Cet enregistrement est assurément une belle découverte, il permet d’apprécier des œuvres vocales de haut vol, entraînant l’auditeur au cœur de la Rome baroque à une époque ou la rivalité entre les familles patriciennes bénéficiait aux arts. Il est servi par une prise de son irréprochable réalisée dans l’église bretonne de Notre Dame de Trédrez-Locquémau qui offre une acoustique totalement appropriée permettant de bien distinguer et d’apprécier chaque voix individuellement.
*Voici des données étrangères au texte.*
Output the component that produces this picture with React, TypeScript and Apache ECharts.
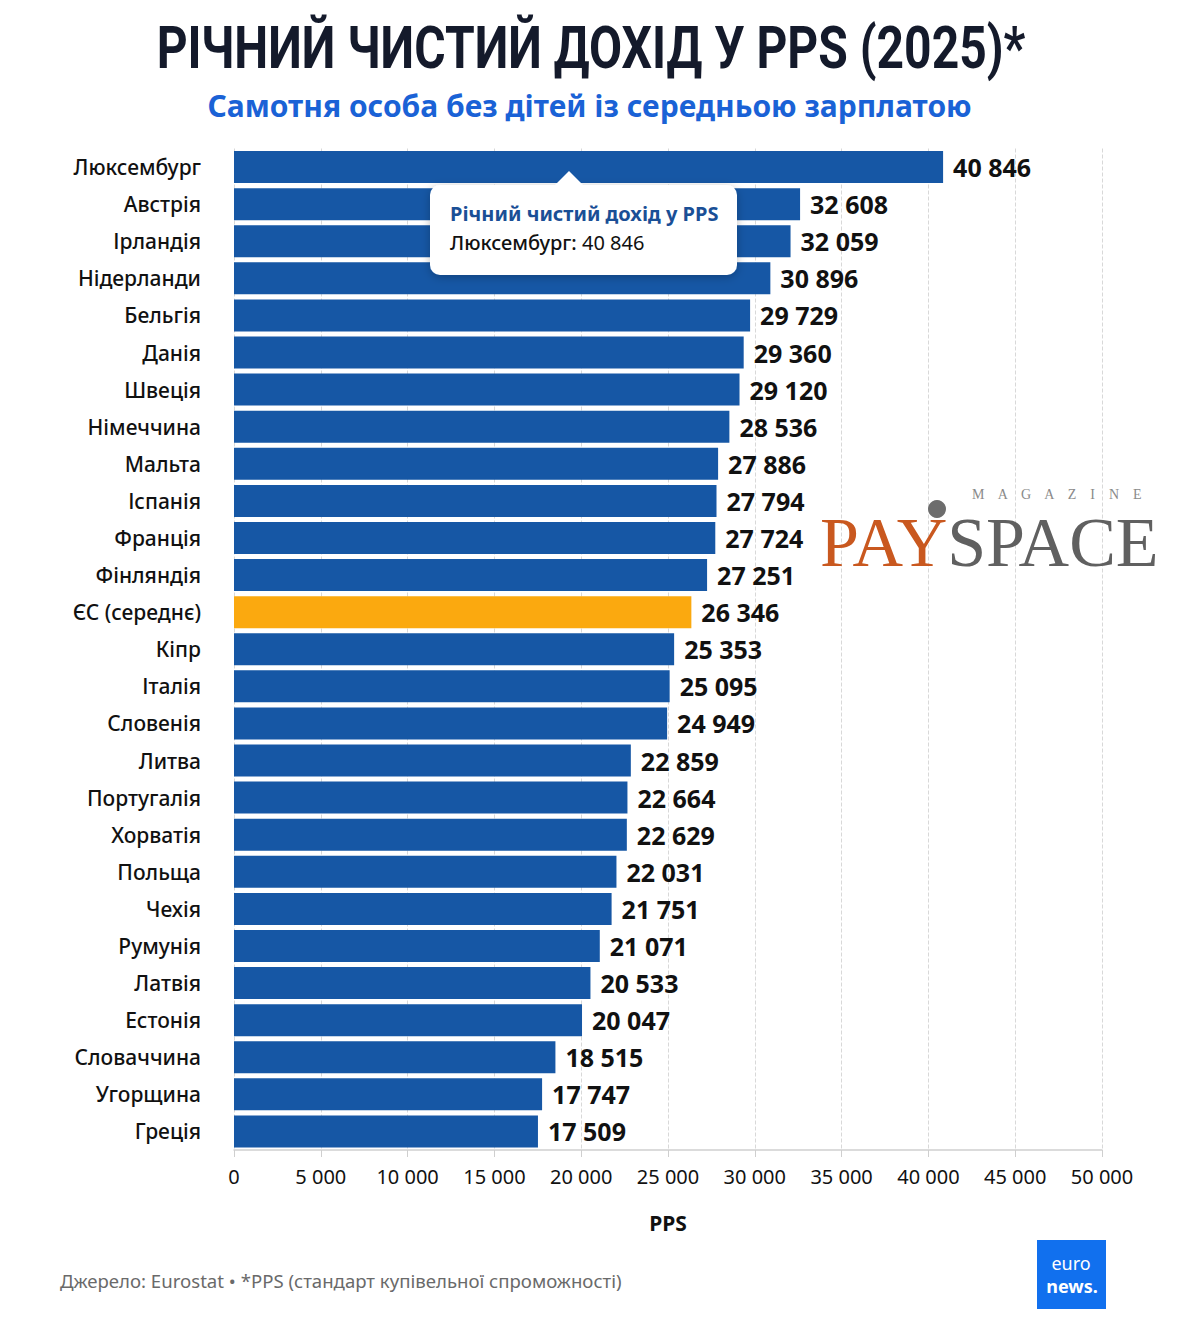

Il a été réalisé dans le cadre du projet Perform’art (voir la présentation) mené par l’Ecole Française de Rome sous la direction d’Anne-Madeleine Goulet, directrice de recherche au CNRS. Pour ce faire, les archives de l’époque de chaque famille patricienne ont fait l’objet d’études approfondies. L’Ensemble Faenza signe une interprétation particulièrement inspirée, incandescente presque, de ces quinze madrigaux d’Ercole Bernabei qui témoignent du raffinement extrême régnant au sein de l’aristocratie de la Rome baroque.